- [Work instructions]: What is the number of lines holding the word "this"? Write that number and nothing else.

<<<<

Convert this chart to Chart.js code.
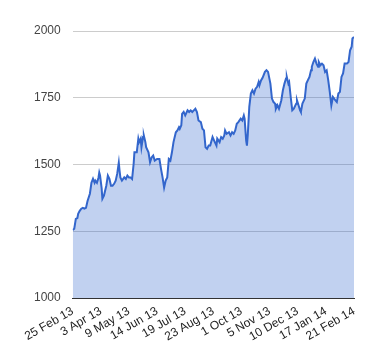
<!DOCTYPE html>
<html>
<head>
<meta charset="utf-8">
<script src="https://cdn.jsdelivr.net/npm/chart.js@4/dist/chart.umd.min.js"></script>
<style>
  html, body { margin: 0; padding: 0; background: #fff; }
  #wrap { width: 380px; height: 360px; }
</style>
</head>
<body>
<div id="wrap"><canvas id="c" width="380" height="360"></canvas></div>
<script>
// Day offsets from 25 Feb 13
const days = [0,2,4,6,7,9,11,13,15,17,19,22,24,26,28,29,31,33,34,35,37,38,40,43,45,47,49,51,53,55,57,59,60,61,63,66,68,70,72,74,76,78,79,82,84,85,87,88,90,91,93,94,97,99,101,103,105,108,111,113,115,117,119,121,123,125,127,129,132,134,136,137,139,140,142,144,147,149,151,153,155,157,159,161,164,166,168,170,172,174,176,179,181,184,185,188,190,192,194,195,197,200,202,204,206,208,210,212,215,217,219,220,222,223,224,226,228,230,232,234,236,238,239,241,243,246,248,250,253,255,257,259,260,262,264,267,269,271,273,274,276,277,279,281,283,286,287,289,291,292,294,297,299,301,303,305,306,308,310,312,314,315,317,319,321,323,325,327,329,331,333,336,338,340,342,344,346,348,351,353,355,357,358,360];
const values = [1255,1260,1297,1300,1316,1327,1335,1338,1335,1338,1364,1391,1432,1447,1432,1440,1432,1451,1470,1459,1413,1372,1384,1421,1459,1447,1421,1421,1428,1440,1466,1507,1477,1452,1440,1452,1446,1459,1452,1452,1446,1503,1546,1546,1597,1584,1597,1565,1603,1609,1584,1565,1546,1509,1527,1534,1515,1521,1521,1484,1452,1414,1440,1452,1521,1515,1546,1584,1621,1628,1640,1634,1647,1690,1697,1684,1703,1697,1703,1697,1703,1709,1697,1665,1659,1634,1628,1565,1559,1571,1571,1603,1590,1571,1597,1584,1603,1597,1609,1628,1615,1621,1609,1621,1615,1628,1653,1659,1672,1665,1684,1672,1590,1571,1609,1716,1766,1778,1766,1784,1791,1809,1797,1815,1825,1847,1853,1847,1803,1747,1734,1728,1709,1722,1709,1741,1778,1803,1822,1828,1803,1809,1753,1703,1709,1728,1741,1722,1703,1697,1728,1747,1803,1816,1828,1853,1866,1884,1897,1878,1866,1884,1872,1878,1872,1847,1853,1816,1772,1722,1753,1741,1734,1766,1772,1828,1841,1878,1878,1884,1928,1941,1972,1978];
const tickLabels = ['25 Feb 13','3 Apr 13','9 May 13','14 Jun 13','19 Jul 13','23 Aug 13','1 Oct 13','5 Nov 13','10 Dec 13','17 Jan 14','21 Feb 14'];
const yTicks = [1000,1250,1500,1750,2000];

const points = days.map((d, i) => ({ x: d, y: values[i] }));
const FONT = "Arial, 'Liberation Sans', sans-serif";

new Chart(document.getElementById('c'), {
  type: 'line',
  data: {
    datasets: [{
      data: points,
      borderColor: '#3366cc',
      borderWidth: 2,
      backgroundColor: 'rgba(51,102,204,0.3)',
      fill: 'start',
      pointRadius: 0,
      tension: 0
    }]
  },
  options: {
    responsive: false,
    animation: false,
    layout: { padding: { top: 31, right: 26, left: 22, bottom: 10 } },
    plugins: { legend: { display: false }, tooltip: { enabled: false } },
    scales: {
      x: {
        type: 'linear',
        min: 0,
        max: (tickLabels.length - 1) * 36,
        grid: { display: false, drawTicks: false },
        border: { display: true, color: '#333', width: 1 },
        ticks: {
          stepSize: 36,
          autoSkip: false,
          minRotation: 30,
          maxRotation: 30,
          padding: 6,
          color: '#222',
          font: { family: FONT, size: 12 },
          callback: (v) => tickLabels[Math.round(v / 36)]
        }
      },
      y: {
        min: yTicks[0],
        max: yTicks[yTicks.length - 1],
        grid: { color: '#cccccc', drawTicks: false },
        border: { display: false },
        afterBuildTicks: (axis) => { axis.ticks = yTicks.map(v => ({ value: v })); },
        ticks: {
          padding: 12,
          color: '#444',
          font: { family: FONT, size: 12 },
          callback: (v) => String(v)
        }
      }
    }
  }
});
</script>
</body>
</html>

>>>>
<<<<

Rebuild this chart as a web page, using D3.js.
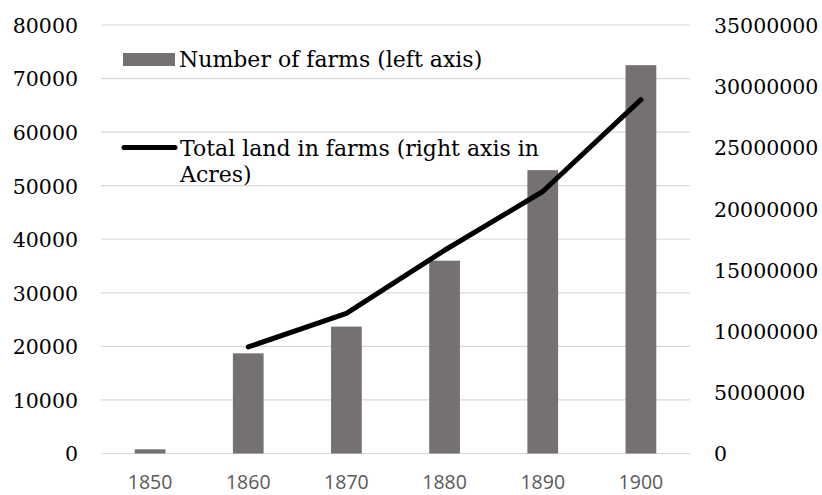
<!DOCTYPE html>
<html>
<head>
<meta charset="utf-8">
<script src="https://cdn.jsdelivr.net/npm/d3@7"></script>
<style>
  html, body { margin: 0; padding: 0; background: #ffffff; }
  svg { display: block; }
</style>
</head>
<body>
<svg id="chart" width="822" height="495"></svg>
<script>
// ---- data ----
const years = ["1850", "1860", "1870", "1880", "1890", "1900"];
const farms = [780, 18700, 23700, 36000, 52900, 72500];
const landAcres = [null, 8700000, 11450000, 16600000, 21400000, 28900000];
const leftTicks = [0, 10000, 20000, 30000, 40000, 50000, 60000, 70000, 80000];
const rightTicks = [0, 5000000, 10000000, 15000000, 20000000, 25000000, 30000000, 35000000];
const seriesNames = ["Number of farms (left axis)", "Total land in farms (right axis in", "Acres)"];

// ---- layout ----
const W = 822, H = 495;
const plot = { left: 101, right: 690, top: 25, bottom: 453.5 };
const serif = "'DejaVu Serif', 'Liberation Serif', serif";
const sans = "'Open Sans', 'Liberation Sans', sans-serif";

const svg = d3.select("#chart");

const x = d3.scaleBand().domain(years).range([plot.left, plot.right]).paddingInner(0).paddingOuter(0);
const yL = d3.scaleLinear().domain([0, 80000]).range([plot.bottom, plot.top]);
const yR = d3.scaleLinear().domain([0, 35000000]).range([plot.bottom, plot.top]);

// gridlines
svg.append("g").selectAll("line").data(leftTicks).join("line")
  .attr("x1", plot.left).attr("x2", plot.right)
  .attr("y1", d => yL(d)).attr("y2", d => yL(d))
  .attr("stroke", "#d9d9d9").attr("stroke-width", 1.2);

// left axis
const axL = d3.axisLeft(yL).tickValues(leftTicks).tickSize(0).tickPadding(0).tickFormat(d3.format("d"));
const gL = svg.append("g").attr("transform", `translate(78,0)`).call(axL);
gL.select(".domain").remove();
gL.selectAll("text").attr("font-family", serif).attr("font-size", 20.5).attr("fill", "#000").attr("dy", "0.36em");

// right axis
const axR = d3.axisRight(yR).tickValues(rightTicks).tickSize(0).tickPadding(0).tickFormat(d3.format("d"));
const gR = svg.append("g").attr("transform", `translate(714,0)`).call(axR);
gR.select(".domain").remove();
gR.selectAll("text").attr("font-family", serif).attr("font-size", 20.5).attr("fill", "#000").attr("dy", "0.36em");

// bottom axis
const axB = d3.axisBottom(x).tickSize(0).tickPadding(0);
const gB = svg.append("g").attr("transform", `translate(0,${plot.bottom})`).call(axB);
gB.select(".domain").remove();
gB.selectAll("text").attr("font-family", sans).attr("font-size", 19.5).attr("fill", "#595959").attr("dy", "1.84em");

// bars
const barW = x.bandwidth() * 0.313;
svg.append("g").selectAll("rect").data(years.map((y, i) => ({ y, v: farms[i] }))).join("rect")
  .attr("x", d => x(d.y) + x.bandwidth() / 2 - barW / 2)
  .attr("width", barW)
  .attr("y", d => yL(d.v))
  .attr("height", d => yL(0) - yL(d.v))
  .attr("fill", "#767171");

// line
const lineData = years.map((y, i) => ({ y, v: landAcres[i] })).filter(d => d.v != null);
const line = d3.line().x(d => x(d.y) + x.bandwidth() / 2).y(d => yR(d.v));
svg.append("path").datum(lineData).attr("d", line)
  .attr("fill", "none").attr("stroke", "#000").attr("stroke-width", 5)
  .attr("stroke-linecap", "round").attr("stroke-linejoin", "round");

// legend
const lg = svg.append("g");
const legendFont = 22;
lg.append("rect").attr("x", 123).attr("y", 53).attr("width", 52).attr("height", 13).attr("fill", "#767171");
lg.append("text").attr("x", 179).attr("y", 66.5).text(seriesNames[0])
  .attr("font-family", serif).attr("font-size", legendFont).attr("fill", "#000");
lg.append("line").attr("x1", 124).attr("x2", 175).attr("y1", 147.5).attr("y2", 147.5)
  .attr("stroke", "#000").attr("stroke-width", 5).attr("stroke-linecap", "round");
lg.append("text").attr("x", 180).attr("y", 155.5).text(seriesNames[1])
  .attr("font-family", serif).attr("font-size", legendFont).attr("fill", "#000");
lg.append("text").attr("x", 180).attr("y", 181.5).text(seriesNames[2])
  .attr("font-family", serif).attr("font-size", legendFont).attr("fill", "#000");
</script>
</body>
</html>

>>>>
<<<<

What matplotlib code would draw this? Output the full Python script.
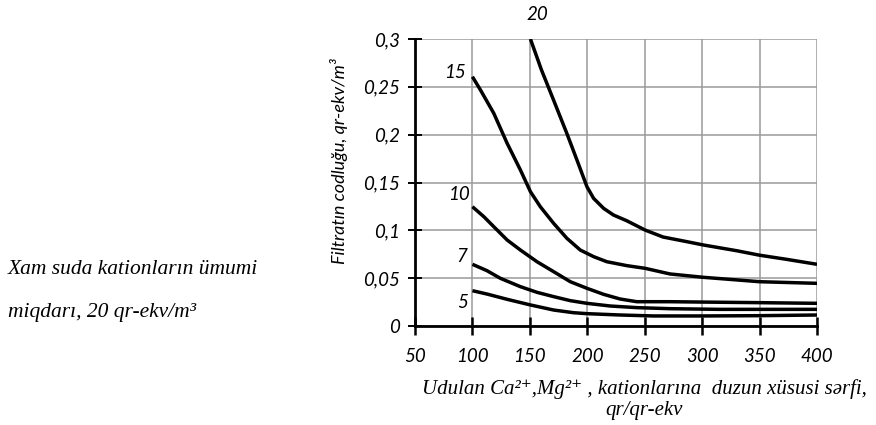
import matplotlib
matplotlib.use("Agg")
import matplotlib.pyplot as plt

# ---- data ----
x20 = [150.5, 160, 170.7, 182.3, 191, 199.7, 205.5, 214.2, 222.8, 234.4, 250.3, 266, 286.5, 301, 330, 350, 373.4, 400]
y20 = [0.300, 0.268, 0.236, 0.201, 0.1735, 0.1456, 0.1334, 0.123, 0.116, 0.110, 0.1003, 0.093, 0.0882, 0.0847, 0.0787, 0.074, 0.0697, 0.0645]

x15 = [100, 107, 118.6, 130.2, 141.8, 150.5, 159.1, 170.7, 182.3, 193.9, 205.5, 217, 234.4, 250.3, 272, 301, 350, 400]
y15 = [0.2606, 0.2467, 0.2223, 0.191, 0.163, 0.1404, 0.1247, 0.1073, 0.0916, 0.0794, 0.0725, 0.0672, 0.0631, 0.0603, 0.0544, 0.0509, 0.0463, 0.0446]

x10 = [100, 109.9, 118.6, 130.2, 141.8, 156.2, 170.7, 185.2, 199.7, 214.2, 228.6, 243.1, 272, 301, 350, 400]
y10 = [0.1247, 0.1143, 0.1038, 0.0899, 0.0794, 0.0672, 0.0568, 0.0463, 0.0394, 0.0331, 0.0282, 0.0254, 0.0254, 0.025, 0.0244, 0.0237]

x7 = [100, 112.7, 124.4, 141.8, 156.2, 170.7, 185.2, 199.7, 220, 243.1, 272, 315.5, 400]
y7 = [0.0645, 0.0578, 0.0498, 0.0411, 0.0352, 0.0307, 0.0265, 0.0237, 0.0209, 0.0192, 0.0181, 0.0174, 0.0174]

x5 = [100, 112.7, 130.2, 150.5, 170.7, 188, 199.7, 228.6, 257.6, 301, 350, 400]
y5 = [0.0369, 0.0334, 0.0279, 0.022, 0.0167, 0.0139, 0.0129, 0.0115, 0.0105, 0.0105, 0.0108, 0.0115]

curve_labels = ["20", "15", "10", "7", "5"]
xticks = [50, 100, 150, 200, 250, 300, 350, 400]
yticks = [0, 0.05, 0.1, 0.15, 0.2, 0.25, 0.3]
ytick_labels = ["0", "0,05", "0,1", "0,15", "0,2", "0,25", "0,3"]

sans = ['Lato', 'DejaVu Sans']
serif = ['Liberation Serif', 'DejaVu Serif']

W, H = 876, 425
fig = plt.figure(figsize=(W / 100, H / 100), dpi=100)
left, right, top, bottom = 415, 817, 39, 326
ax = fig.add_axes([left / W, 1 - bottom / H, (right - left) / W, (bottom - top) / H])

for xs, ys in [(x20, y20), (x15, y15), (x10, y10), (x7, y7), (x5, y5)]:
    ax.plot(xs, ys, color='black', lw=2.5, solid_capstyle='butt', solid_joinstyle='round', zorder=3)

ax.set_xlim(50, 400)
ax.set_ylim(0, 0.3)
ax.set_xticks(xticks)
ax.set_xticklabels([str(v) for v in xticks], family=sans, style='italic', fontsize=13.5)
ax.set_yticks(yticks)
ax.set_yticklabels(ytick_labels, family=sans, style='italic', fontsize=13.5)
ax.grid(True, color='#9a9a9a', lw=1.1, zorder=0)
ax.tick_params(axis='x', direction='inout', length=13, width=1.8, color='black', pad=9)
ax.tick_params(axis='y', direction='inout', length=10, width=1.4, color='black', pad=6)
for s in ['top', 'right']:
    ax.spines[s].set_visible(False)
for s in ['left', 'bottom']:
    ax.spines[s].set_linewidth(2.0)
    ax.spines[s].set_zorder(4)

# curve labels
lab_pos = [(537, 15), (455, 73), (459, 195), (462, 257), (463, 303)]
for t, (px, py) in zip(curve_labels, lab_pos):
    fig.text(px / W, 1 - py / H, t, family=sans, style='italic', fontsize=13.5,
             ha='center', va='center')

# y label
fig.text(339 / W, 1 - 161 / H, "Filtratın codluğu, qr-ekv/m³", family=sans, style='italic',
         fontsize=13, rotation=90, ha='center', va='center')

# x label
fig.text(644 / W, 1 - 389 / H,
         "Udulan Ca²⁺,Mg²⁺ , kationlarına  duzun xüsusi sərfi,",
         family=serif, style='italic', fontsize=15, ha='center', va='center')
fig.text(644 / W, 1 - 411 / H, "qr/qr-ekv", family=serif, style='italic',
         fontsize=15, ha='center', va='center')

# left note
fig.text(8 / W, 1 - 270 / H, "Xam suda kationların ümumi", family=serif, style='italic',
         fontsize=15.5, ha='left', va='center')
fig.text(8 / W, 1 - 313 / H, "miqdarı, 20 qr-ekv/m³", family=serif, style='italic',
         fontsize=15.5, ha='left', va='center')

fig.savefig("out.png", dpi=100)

>>>>

- [Exercise output]: 3